Un juego inadmisible
En el último episodio de malos tratos a menores, los diferentes estamentos encargados de evitarlo han jugado una letal partida de pinball. El juego comenzaba el pasado diciembre, cuando los servicios médicos de un hospital barcelonés denunciaban, según el protocolo de actuación exigido, el ingreso de una menor que presentaba lesiones de sospechosa procedencia. La bolita sube para arriba impulsada por el pulsador de la observación médica. Pero, el peso de la misma, la lleva a bajar llegando a la Policía Local, que a su vez la vuelve a elevar lanzándola a la Policía Nacional y, desde allí, debido a lo alejado del recorrido y sus competencias, la vuelven a disparar por el tablero de este macabro juego tropezando en su camino con la burocracia de juzgados y jueces y sus insalvables normas de conducta, que la depositan con el siguiente lanzamiento en el hueco de los Servicios Sociales
y allí la mantienen, en espera del estudio del caso.

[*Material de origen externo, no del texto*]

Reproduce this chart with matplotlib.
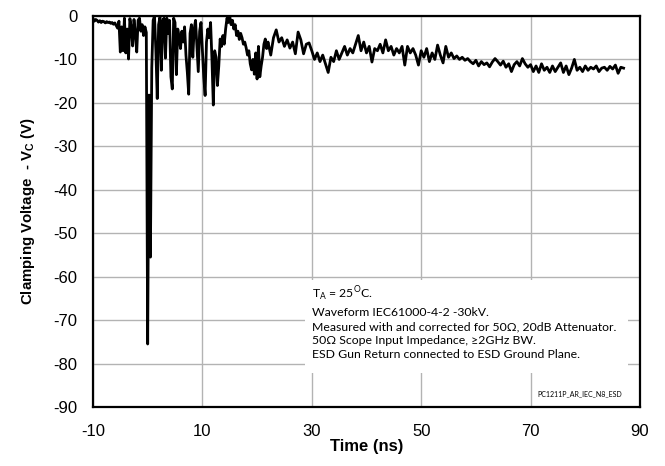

Mientras tanto, una niña queda totalmente desamparada. Perdida entre bandazos de trámites y protocolos, a merced de las manos cobardes de su maltratador. De las mentiras ahora investigadas y creídas por todos anteriormente de su madre, que si no ha levantado las manos contra ella, ha callado y permitido las agresiones. Y también del uso que han hecho de ella los padres en la guerra de su separación. Y así, de una mesa de despacho a otra
el juego llegaba a su lamentable final.
El pasado 4 de marzo, Alba, una niña de apenas cinco años, inmerecida e indignantemente protagonista de este juego, llegó a un hospital barcelonés en estado de coma. Ingresó debido a la brutal paliza que le había propinado supuestamente el compañero sentimental de su madre. La bola del desorden y la descoordinación entre los diferentes estamentos encargados de evitarlo ha jugado una letal partida con una inocente como víctima. ¿Quién va a pagar por ello?
Mientras que las leyes se adecuan para procurar a las mujeres maltratadas el amparo y la ayuda necesaria, son muchas las voces que se levantan para pedir que los menores, en muchos casos sufridores del comportamiento animal en sus hogares, sean igualmente protegidos. Solamente me proporciona algún alivio el pensar que Alba ha dejado al descubierto las consecuencias fatales que pueden tener los trámites. Que desde este momento su nombre sonará en los oídos de aquellos de tiene el deber de agilizar u obviar los pasos a seguir en estas situaciones. Pues, hasta que eso llega, las víctimas quedan a merced de los doctores que les atienden como única tabla de salvación ante su desdichada situación. Esperando que todos y cada uno de los mecanismos y factores que van desde la denuncia hasta la medida cautelar de suspensión de custodia, funcionen sin interferencias como en el caso que nos ocupa.
Ésta es una de las ocasiones en las que me avergüenzo de mi condición humana. De tener congéneres semejantes. Y de que no haya una ley que impida a este excremento social volver a ver la calle. No puedo por un momento, ni tan siquiera realizando un supremo esfuerzo de empatía, llegar a asimilar semejante comportamiento. Se aleja de mi capacidad racional el intentar acercarme a la causa por la cual una madre es capaz de consentir o infringir a un hijo un daño semejante.
No hagamos oídos sordos ante los hematomas del niño del vecino que nunca juega y siempre llora, o que cae dos veces al mes por la escalera. De lo contrario la historia se volverá a repetir. En esta sinrazón toda ayuda es poca, ya que nada es lo que parece. Ni tan siquiera las palabras de una madre.